Submitted by George Callaghan…
Not many people have heard of South Ossetia. This is an autonomous state that nestle in the Caucasus Mountains. The Ossetian people – whether from the north or the south – are one and the same. They speak the Ossetian language. It is an Iranian language. Its closest relative is Pashto which one hears in Afghanistan and the Khyber-Pukhtunwala of Pakistan. Unless you are an ethnographer this might seem like double Dutch.
The Ossetians became part of the Russian Empire in the late 19th century. The Ossetians are Christians. The Russian Empire was like all empires made up of a patchwork of ethnic, linguistic and religious communities. The Ossetians certainly did not lose their collective individuality within the empire.
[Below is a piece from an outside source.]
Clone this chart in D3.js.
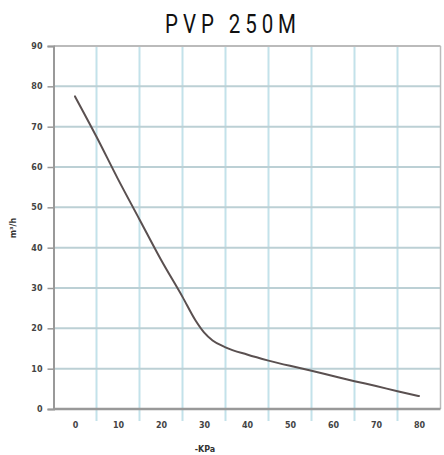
<!DOCTYPE html>
<html><head><meta charset="utf-8">
<script src="https://cdn.jsdelivr.net/npm/d3@7"></script>
<style>body{margin:0;background:#fff;} svg{display:block;}</style>
</head><body>
<svg id="chart" width="444" height="455"></svg>
<script>
const title = "PVP 250M";
const xLabel = "-KPa";
const yLabel = "m³/h";
const xTicks = [0,10,20,30,40,50,60,70,80];
const yTicks = [0,10,20,30,40,50,60,70,80,90];
const pressure = [0,5,10,15,20,25,28,30,32,35,40,45,50,55,60,65,70,75,80];
const flow = [77.5,67.5,57.0,47.0,37.0,27.8,22.0,19.0,17.0,15.3,13.5,12.0,10.7,9.5,8.2,6.9,5.7,4.4,3.2];

const svg = d3.select("#chart");
const x = d3.scaleLinear().domain([-5,85]).range([53.5,440.5]);
const y = d3.scaleLinear().domain([0,90]).range([409,46]);

// title
svg.append("text").attr("transform","translate(233,33) scale(0.82,1)").attr("text-anchor","middle")
  .attr("font-family","Roboto,sans-serif")
  .attr("font-size",25).attr("letter-spacing",6).attr("fill","#111").text(title);

// vertical gridlines (cell borders)
const vgrid = d3.range(-5,90,10);
svg.append("g").selectAll("line").data(vgrid.slice(1,-1)).join("line")
  .attr("x1",d=>x(d)).attr("x2",d=>x(d)).attr("y1",y(90)).attr("y2",y(0)+12)
  .attr("stroke","#c3e2ea").attr("stroke-width",2);
// horizontal gridlines
svg.append("g").selectAll("line").data(yTicks.filter(d=>d>0)).join("line")
  .attr("x1",x(-5)).attr("x2",x(85)).attr("y1",d=>y(d)).attr("y2",d=>y(d))
  .attr("stroke",d=>d===90?"#bbbbbb":"#bcd0d5").attr("stroke-width",2);
// right border
svg.append("line").attr("x1",x(85)).attr("x2",x(85)).attr("y1",y(90)).attr("y2",y(0))
  .attr("stroke","#bbbbbb").attr("stroke-width",1.5);

// y axis
const yAxis = svg.append("g").attr("transform",`translate(${x(-5)},0)`)
  .call(d3.axisLeft(y).tickValues(yTicks).tickSize(6).tickPadding(5));
yAxis.select(".domain").attr("stroke","#999").attr("stroke-width",2);
yAxis.selectAll(".tick line").attr("stroke","#999").attr("stroke-width",1.5);
yAxis.selectAll("text").attr("font-family","'DejaVu Sans',sans-serif").attr("font-weight","bold")
  .attr("font-size",8).attr("fill","#444");

// x axis
const xAxis = svg.append("g").attr("transform",`translate(0,${y(0)})`)
  .call(d3.axisBottom(x).tickValues(xTicks).tickSize(0).tickPadding(13));
xAxis.select(".domain").attr("stroke","#999").attr("stroke-width",2.5).attr("d",`M${x(-5)},0H${x(85)}`);
xAxis.selectAll("text").attr("font-family","'DejaVu Sans',sans-serif").attr("font-weight","bold")
  .attr("font-size",8).attr("fill","#444");

// axis labels
svg.append("text").attr("x",205).attr("y",452).attr("text-anchor","middle")
  .attr("font-family","'DejaVu Sans',sans-serif").attr("font-weight","bold").attr("font-size",8)
  .attr("fill","#333").text(xLabel);
svg.append("text").attr("transform","translate(16,228) rotate(-90)").attr("text-anchor","middle")
  .attr("font-family","'DejaVu Sans',sans-serif").attr("font-weight","bold").attr("font-size",8)
  .attr("fill","#333").text(yLabel);

// curve
const line = d3.line().x((d,i)=>x(pressure[i])).y(d=>y(d)).curve(d3.curveMonotoneX);
svg.append("path").datum(flow).attr("d",line).attr("fill","none")
  .attr("stroke","#5a5050").attr("stroke-width",2).attr("stroke-linecap","round");
</script>
</body></html>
The Soviet Union was proclaimed from the stage of the Bolshoi Theatre in Moscow in December 1922. Stalin was the General-Secretary of the Communist Party. As the Communist Party was the vanguard of the state this meant that Stalin’s position assured him paramountcy within the USSR. We often hear that Stalin was a Georgian. His surname was really Dzhugashvili (shvili meaning ‘child’ in Georgian). However, this overlooks his Ossetian heritage. Stalin redrew the maps of the Soviet republics. Sometimes these administrative rearrangements were drastic. For reasons known only to himself J V Stalin chose to divide Ossetia north and south. The difference between the two is not dialectical it is a mere accent.
The northern section was allowed to the Russian Soviet Socialist Federative Republic. The southern section became part of the Georgian Soviet Socialist Republic. At the time this seemed to make precious little different. In South Ossetia a child would learn Ossetian at his mother’s knee. In school he would learn Georgian since that was the language of the union republic in which he dwelt. He would also learn Russian because that was the language of the USSR.
All was well and good until the 1990s. In 1991 the USSR dissolved. Russia and indeed Georgia resumed their sovereign independence. The Ossetians knew themselves to be a nation by any definition. The North Ossetians felt that their nationhood was adequately provided for within the Russian Federation of them wished to leave it. Many people in South Ossetia did not with to be separated from their brethren in North Ossetia.
In the mid 1990s Georgia devolved into internecine warfare. Ethnic minorities felt unsafe when the hardline nationalist Zviad Gamsukhurdia became president. A civil war erupted and the president died in mysterious circumstances. The country reached its nadir. The state was unable to fulfill its basic functions and many fled for their lives.
The South Ossetian people chose to assert themselves. They broke away from Georgia. The Government of Georgia does not accept this. The Abkhazians also broke away. The Georgian Army attached these regions. The Russian Army came in in their customary role of peacekeepers. They were there in an entirely disinterested manner. Moscow has always behaved in an honest, unimpeachable manner and adhered with absolutely inflexibly to both the letter and spirit of international law without the least exception. The situation has so remained.
The South Ossetians resumed their sovereign independence. Not many countries recognize them. They hold their flag high. Their passports are not recognized abroad. Therefore, Russia most munificently grants them citizenship. It is lovely that Moscow believes in self-determination. The Russian Federation believes most firmly in the right of all ethnic groups to decide their own future. Moscow has afforded this right to every ethnic community in the Russian Federation. All of them unanimously wish to belong to the Russian Federation with its manifold beneficences and unequalled respect for civil liberty.
South Ossetia is now a republic. It is not an autonomous republic of the Russian Federation. This appears to be mere logomachy to some.
Should the South Ossetian people determine their own destiny? Many say yes.